**Exercise:** Pictures are not part of the copy. Retype the lines from the first one through the line that contains "import pandas as pd".

** start of Dataset records **

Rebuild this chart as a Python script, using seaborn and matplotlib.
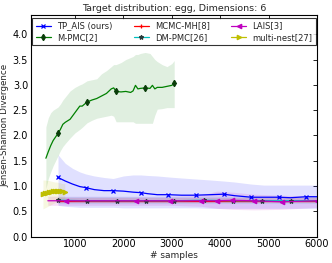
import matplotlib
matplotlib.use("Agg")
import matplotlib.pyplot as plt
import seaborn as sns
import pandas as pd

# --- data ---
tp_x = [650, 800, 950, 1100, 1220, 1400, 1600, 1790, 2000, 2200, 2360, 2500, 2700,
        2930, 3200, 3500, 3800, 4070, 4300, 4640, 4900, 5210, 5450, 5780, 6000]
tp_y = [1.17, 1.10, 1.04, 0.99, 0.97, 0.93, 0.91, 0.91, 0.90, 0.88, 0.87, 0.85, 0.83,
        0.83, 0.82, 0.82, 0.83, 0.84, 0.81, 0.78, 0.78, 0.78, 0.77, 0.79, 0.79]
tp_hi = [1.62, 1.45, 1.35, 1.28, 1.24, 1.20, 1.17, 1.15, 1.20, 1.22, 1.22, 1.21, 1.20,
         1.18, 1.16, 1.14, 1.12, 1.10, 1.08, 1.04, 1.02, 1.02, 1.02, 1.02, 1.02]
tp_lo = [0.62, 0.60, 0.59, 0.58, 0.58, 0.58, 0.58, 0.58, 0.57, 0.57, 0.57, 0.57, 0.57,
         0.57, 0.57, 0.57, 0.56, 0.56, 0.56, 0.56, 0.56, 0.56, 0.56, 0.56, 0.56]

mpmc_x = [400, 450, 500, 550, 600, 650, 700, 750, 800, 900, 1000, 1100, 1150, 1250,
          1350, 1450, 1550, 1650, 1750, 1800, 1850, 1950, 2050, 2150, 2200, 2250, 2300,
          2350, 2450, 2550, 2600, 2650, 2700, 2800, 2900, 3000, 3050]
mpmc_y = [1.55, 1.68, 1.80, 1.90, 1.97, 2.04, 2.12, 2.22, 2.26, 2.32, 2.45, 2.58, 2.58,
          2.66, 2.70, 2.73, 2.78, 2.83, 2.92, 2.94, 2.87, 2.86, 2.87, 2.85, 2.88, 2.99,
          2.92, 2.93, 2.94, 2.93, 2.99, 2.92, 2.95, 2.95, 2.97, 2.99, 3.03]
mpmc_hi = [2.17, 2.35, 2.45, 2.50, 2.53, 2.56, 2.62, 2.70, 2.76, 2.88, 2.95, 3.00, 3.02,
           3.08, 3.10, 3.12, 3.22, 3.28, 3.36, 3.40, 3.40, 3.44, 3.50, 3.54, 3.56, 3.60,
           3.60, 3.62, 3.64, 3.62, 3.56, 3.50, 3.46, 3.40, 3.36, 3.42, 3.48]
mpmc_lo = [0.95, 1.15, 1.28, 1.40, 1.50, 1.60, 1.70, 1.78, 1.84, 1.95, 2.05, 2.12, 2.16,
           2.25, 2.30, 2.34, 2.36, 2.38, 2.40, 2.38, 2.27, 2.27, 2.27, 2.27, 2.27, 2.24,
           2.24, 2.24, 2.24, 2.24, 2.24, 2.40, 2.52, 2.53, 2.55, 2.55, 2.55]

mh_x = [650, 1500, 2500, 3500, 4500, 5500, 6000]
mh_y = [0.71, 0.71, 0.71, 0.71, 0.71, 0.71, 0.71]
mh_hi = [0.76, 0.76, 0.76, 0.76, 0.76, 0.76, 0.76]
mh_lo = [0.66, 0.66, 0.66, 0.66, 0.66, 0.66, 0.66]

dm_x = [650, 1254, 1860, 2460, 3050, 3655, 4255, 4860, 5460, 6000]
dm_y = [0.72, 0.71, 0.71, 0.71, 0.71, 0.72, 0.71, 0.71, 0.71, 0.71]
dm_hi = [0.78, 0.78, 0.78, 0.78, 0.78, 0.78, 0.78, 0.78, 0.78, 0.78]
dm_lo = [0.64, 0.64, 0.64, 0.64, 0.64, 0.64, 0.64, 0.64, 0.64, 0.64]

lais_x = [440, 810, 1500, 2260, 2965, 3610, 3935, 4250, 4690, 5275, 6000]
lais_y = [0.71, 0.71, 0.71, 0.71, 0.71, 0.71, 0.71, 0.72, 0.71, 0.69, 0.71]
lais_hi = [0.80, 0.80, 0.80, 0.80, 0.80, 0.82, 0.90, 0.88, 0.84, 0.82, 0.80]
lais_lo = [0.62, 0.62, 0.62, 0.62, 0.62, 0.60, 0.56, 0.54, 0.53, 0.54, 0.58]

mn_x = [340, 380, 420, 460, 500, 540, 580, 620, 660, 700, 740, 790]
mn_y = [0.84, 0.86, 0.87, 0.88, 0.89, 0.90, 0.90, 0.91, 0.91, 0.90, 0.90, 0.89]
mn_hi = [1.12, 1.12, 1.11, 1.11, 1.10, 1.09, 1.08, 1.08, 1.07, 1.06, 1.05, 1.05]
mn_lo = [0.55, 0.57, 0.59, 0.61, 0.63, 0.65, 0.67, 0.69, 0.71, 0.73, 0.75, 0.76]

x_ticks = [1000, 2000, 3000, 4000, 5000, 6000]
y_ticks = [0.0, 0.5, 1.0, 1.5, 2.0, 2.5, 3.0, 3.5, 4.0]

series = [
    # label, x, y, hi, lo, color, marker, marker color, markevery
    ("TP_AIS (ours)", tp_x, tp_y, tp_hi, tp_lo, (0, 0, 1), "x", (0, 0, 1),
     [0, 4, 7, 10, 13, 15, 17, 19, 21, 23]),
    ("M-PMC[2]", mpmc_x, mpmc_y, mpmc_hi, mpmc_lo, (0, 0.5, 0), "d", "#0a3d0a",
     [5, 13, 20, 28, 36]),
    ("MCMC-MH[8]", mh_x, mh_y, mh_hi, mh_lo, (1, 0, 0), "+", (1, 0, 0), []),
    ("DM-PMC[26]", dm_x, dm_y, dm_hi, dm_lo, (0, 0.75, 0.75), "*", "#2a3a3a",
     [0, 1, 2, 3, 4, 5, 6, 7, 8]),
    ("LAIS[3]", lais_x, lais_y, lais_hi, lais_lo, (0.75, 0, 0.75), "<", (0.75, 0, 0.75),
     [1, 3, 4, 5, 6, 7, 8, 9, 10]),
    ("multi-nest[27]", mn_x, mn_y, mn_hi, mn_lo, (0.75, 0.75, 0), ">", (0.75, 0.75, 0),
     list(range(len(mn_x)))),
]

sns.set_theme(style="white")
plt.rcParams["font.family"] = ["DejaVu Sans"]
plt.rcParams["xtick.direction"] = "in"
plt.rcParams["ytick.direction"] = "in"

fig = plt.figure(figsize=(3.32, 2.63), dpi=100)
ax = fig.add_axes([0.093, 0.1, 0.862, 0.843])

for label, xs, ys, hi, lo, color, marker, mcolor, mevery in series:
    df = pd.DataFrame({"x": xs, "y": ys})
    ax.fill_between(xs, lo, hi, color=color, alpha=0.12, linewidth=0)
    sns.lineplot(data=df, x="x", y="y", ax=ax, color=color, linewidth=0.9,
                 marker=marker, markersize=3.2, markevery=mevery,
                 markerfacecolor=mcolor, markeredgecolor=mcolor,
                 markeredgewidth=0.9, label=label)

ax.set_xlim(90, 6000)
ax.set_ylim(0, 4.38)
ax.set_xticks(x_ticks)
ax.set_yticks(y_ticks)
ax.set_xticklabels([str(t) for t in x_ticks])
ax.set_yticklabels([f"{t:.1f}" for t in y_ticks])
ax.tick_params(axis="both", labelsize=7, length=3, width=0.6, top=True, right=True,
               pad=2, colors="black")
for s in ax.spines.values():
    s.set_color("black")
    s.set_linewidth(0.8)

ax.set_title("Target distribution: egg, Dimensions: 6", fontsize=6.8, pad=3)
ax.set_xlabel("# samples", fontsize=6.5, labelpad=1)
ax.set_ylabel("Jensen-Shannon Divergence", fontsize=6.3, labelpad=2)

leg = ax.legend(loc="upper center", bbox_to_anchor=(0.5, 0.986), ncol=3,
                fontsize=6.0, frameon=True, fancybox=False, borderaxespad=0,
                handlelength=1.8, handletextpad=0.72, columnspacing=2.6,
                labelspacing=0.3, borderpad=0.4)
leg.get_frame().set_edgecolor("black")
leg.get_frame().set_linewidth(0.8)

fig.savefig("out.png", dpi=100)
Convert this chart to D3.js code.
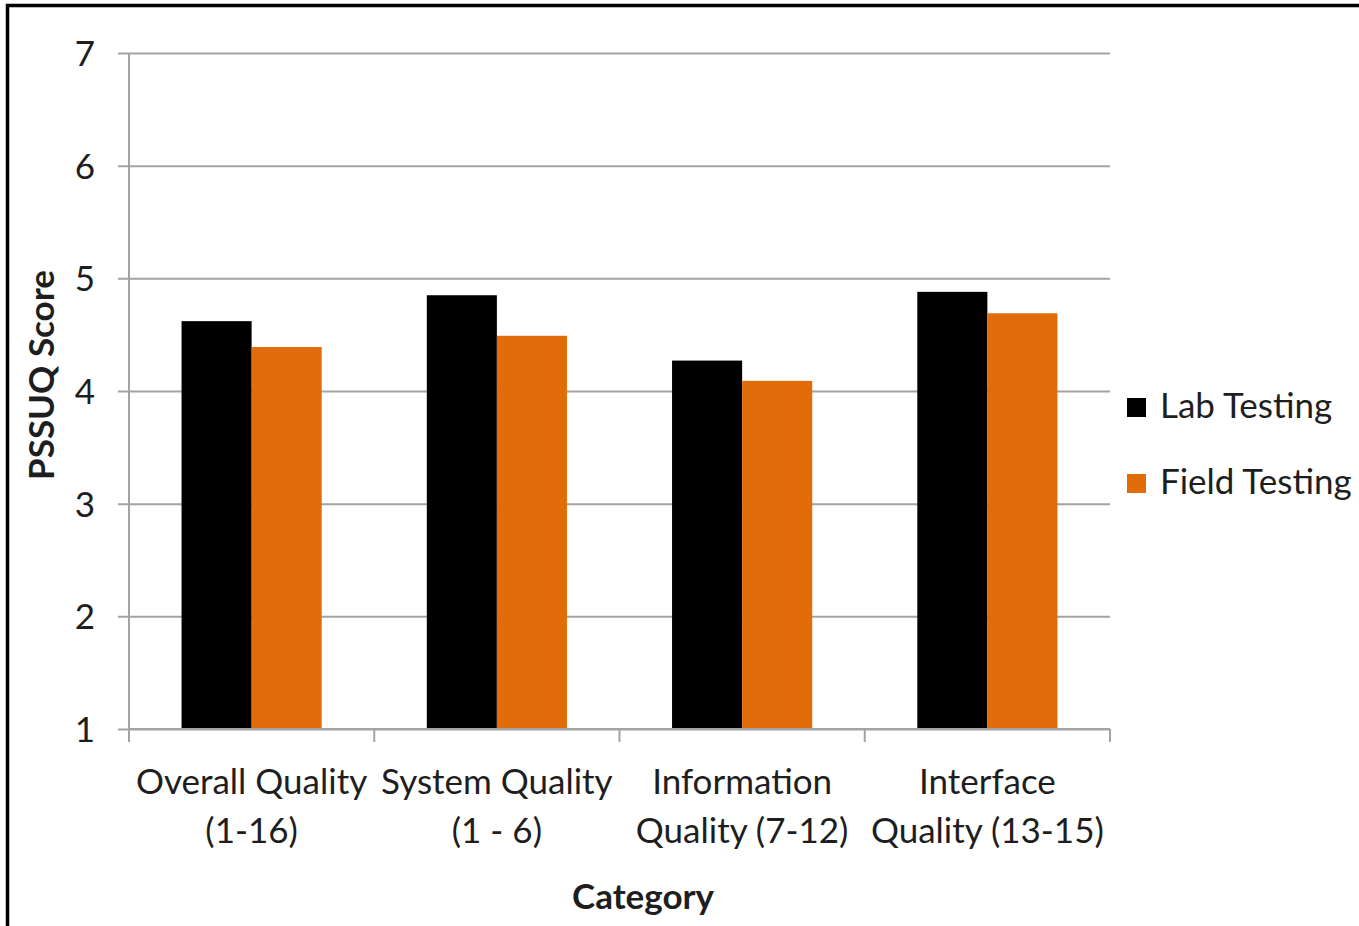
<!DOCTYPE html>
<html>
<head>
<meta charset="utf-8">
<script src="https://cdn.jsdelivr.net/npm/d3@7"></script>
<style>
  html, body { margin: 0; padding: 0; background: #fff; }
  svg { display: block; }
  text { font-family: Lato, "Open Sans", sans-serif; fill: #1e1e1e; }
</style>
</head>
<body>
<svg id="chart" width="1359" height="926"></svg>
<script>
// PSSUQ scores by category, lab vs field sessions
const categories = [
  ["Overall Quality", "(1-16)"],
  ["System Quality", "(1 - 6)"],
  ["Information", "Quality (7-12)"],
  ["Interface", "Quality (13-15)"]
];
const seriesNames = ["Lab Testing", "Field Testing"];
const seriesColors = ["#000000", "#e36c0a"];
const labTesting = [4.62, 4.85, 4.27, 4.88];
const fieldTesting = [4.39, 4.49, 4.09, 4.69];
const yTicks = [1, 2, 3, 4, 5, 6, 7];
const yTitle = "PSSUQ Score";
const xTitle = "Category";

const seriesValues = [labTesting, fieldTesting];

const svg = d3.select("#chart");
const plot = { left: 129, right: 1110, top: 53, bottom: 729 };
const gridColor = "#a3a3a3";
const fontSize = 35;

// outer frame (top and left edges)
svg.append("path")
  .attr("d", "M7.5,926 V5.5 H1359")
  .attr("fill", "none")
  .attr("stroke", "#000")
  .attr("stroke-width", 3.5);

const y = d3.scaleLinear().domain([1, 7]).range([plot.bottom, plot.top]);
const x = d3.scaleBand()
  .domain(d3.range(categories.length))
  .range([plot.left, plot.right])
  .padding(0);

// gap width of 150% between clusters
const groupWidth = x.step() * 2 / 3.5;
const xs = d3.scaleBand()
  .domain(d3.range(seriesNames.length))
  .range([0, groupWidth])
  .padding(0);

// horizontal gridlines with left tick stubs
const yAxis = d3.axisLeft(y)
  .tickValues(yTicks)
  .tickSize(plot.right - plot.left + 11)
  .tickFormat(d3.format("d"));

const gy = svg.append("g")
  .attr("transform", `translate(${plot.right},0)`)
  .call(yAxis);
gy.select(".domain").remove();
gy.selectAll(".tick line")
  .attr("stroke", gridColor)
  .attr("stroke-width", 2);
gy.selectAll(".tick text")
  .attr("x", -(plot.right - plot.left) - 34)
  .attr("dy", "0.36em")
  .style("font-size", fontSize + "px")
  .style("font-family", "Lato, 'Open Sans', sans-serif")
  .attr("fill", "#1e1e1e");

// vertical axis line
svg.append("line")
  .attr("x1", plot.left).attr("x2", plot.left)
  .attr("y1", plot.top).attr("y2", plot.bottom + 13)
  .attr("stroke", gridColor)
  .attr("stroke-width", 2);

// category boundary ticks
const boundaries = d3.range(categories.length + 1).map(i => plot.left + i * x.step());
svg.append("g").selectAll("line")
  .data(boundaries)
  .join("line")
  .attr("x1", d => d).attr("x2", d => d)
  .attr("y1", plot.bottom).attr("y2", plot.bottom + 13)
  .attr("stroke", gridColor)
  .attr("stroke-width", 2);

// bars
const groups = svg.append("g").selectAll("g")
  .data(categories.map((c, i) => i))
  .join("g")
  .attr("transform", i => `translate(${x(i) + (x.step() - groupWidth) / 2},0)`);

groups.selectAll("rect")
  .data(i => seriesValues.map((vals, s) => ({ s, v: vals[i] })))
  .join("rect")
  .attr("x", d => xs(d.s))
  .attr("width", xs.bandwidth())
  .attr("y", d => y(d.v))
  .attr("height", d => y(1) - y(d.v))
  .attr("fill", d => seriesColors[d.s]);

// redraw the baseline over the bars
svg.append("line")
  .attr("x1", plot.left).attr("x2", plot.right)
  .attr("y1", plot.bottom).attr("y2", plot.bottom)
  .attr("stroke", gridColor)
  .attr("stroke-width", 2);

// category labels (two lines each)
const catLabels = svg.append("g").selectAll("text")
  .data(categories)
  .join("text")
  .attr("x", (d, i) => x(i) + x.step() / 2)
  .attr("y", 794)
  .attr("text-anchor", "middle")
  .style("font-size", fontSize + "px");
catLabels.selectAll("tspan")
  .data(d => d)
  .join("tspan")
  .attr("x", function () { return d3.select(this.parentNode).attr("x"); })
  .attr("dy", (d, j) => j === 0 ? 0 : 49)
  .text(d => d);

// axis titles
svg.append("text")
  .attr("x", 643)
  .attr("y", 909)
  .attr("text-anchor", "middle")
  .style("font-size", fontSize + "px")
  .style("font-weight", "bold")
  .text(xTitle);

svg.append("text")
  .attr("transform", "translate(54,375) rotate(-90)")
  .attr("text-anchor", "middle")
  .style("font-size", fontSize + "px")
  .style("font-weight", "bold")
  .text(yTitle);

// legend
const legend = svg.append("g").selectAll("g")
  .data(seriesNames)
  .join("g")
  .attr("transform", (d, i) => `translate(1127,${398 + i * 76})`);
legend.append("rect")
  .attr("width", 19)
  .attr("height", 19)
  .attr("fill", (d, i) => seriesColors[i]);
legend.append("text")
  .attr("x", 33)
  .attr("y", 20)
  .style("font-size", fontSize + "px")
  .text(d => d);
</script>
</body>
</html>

** end of Dataset records **

**Correct result:**
Rebuild this chart as a Python script, using seaborn and matplotlib.
import matplotlib
matplotlib.use("Agg")
import matplotlib.pyplot as plt
import seaborn as sns
import pandas as pd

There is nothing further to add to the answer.